Records supplied ::
○ ○ ○ ○

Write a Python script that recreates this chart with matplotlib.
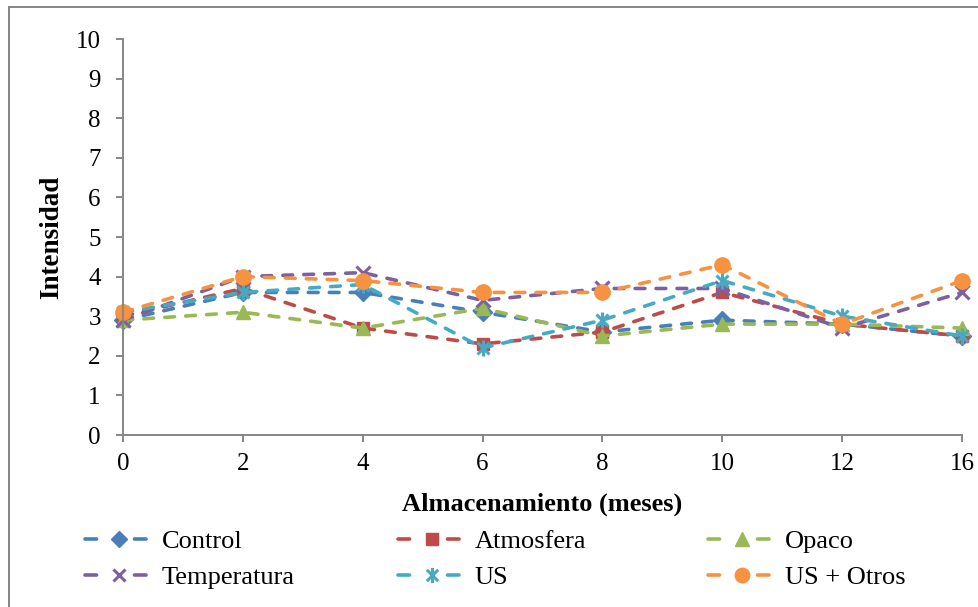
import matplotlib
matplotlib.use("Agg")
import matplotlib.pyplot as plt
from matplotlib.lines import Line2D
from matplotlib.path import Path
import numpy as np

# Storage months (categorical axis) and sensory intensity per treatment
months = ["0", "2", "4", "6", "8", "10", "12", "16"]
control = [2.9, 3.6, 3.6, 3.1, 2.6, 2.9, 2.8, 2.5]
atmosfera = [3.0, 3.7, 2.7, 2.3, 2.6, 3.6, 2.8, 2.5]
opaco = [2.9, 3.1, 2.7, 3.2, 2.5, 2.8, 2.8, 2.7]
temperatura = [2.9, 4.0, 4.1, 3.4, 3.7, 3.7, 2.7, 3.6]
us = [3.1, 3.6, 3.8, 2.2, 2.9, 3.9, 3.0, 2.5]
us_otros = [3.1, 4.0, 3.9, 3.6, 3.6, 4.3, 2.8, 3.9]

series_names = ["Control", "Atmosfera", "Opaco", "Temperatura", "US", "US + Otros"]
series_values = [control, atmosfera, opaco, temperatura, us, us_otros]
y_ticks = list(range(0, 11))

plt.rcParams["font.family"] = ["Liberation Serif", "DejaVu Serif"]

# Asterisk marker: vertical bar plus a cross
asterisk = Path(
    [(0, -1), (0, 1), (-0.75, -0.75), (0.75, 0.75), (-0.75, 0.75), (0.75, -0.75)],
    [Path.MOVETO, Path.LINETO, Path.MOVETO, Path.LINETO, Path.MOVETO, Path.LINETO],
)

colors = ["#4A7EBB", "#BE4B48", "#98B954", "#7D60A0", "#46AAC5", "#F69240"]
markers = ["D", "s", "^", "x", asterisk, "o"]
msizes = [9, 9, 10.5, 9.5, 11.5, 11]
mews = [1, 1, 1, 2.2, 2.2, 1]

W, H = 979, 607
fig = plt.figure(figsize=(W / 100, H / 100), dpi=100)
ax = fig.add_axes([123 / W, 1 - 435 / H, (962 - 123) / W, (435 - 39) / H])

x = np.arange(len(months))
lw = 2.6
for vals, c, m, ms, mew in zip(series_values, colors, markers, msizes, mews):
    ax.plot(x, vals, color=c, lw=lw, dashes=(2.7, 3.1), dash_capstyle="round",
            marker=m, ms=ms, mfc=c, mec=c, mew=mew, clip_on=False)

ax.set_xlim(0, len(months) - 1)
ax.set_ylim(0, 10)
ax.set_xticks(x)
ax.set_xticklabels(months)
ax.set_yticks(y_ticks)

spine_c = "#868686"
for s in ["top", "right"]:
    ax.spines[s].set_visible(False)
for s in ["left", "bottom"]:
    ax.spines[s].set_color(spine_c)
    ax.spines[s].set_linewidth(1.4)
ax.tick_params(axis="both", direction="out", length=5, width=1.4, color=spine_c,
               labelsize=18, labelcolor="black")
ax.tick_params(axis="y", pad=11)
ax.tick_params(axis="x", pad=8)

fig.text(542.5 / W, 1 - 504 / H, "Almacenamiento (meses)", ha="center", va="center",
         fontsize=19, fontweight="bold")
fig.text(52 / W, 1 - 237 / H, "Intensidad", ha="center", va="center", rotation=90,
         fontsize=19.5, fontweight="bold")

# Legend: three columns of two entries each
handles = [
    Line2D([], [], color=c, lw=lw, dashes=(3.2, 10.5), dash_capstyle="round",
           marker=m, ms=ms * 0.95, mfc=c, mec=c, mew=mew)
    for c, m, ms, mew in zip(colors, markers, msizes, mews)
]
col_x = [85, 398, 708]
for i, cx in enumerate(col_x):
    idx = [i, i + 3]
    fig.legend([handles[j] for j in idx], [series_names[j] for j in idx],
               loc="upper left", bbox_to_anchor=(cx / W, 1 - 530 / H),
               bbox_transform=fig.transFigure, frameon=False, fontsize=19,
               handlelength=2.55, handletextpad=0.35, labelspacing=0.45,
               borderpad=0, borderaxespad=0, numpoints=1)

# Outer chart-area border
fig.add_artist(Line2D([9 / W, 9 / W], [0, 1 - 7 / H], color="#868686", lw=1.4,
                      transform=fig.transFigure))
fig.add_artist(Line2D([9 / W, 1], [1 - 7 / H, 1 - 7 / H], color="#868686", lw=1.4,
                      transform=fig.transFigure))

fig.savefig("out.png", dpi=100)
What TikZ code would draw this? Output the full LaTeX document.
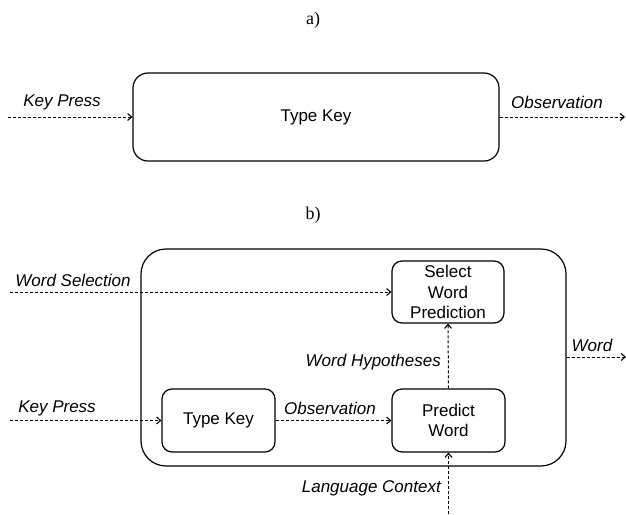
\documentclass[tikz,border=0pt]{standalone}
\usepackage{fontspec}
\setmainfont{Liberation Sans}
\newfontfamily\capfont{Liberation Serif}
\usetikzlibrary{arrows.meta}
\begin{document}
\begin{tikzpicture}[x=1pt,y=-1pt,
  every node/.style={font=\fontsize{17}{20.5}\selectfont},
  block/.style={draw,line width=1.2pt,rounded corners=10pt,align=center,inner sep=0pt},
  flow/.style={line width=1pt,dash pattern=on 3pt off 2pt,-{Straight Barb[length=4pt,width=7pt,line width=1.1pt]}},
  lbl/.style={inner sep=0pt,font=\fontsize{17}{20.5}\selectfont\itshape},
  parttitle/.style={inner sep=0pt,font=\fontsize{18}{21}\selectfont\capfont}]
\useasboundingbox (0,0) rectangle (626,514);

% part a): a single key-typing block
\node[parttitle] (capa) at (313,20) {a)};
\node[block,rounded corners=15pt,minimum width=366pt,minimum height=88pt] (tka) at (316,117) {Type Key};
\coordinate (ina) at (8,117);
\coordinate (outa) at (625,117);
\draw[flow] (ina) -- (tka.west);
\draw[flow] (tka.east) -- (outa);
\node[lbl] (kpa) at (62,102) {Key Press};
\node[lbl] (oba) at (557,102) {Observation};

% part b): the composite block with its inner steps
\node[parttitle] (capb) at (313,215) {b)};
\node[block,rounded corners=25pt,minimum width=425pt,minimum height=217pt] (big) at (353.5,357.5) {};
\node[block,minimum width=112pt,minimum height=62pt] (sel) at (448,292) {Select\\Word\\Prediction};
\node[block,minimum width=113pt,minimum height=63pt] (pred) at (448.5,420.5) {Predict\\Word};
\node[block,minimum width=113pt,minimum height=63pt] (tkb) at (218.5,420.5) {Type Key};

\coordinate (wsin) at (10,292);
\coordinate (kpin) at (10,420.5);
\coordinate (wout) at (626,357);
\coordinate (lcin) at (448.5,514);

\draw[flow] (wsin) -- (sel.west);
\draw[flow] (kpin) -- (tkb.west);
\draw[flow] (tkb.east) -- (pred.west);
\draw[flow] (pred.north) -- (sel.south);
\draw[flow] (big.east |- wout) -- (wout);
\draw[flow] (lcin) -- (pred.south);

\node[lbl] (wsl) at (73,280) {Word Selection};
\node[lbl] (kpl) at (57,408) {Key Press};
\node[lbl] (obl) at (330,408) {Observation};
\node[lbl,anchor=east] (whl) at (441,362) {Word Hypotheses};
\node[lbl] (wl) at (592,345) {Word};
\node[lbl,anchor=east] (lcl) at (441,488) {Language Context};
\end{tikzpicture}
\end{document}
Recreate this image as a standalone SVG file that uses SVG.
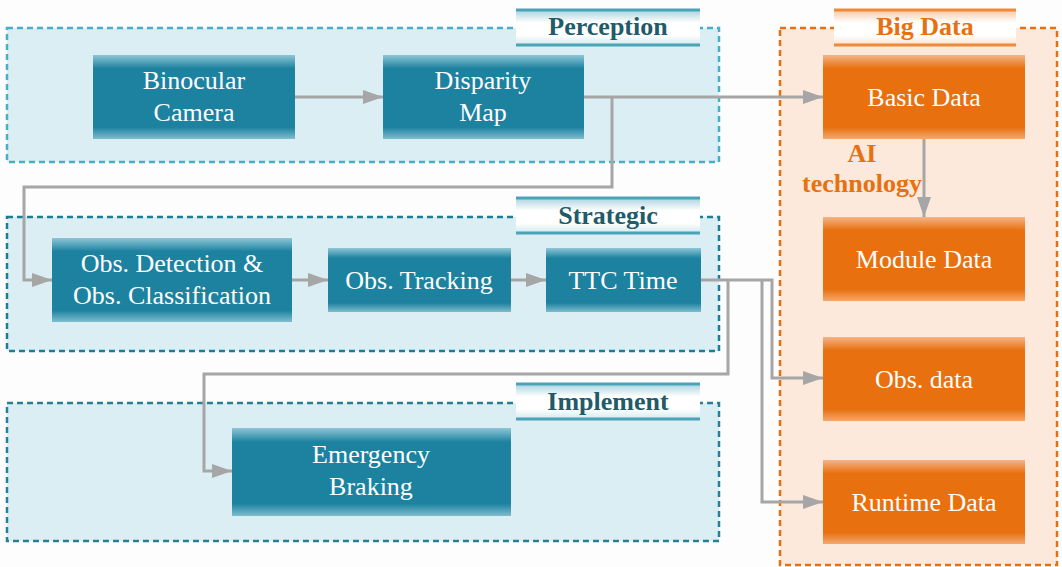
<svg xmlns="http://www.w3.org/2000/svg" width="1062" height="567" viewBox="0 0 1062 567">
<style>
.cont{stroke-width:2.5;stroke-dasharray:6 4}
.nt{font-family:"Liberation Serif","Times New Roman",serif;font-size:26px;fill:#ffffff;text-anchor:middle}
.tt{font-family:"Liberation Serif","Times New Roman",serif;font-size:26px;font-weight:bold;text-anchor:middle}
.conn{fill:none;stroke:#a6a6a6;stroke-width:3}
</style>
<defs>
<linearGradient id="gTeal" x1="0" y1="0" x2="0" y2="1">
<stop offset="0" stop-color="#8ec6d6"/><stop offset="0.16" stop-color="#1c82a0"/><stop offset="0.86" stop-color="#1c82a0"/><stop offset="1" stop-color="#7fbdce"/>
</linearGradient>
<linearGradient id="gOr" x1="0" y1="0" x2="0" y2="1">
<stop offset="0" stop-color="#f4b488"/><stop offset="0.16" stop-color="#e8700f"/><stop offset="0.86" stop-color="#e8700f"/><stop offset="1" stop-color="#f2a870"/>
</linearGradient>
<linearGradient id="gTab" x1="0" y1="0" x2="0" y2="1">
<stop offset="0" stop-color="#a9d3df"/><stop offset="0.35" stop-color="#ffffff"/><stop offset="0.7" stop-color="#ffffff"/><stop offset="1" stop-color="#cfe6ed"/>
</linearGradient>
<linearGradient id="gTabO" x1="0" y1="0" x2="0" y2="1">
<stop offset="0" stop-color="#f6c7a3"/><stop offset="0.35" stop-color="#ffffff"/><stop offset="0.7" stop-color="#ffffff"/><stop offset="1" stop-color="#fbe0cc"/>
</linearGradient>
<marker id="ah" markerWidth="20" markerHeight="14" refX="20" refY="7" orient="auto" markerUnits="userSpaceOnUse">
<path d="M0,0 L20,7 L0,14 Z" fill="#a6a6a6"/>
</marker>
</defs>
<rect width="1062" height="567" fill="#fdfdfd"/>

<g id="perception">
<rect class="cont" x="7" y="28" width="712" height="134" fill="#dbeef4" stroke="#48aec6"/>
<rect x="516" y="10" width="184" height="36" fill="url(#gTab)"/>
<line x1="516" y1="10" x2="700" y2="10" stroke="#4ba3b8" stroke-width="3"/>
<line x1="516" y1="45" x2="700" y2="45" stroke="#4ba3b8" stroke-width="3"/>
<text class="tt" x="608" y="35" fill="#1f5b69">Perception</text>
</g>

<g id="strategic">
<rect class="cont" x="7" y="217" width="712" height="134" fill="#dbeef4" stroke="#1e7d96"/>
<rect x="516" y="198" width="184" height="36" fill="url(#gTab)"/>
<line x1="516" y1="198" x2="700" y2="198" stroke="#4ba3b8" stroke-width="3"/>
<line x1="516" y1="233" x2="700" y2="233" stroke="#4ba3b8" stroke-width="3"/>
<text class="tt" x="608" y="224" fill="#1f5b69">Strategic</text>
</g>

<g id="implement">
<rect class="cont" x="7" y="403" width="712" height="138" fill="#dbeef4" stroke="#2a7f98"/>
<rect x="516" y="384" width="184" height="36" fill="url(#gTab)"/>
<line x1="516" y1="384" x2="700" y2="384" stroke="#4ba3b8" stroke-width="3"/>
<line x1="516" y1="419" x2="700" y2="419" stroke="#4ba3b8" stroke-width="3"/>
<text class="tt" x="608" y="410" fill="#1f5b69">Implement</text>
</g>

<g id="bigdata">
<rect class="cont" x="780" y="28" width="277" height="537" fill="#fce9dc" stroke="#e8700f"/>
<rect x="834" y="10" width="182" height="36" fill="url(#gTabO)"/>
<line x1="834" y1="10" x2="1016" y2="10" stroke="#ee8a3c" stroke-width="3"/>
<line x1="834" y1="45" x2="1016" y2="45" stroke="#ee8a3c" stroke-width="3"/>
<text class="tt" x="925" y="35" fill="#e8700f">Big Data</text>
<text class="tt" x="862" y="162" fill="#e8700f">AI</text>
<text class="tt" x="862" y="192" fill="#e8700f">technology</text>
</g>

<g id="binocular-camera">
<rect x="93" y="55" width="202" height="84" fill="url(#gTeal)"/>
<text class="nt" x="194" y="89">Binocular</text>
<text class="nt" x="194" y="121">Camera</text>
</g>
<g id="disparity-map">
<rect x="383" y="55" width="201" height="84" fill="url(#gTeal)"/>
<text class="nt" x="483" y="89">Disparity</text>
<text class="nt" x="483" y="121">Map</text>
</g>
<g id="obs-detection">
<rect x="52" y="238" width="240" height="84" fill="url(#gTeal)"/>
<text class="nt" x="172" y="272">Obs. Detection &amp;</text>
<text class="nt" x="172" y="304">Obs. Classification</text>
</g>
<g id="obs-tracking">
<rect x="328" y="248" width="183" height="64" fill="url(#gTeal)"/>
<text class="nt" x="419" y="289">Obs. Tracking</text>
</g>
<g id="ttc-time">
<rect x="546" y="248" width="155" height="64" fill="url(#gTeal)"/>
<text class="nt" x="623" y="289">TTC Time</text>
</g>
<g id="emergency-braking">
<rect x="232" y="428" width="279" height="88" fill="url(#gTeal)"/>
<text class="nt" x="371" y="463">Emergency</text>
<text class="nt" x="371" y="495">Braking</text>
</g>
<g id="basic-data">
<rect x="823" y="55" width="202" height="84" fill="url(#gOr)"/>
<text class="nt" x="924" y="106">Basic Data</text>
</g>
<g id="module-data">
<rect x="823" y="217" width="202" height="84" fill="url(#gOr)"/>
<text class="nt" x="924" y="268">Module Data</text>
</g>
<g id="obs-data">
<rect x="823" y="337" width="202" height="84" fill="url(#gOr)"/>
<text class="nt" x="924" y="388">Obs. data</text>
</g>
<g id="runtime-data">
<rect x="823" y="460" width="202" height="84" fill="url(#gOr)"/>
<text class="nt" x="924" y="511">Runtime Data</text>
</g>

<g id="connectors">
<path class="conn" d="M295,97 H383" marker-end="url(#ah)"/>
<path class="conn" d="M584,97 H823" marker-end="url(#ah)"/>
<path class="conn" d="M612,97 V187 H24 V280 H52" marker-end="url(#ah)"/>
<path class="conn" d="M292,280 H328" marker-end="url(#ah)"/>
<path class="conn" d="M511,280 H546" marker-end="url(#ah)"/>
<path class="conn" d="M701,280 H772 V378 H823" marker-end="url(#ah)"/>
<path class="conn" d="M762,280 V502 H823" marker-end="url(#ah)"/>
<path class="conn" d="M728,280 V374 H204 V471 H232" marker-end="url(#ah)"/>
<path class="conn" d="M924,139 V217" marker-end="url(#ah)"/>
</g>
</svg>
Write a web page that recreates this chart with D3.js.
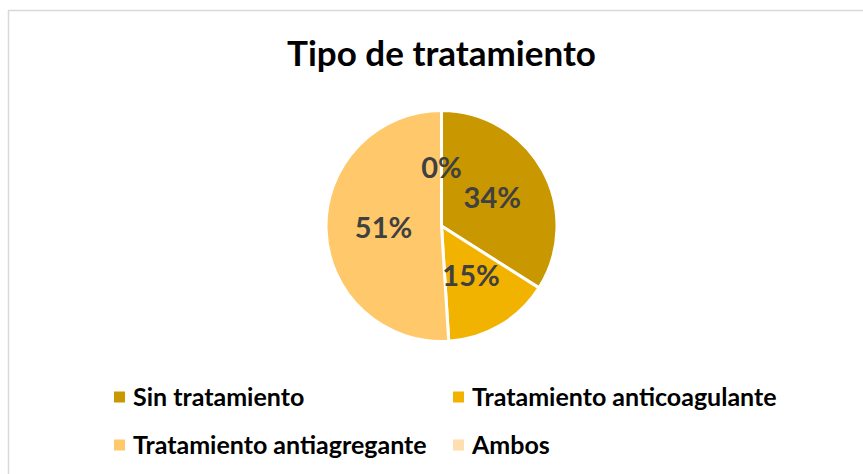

○ ○ ○ ○

The task :: Pull every line containing "matplotlib" from the data.

Output for this task ::
Write a Python script that recreates this chart with matplotlib.
import matplotlib
matplotlib.use("Agg")
import matplotlib.pyplot as plt
from matplotlib.lines import Line2D
from matplotlib.path import Path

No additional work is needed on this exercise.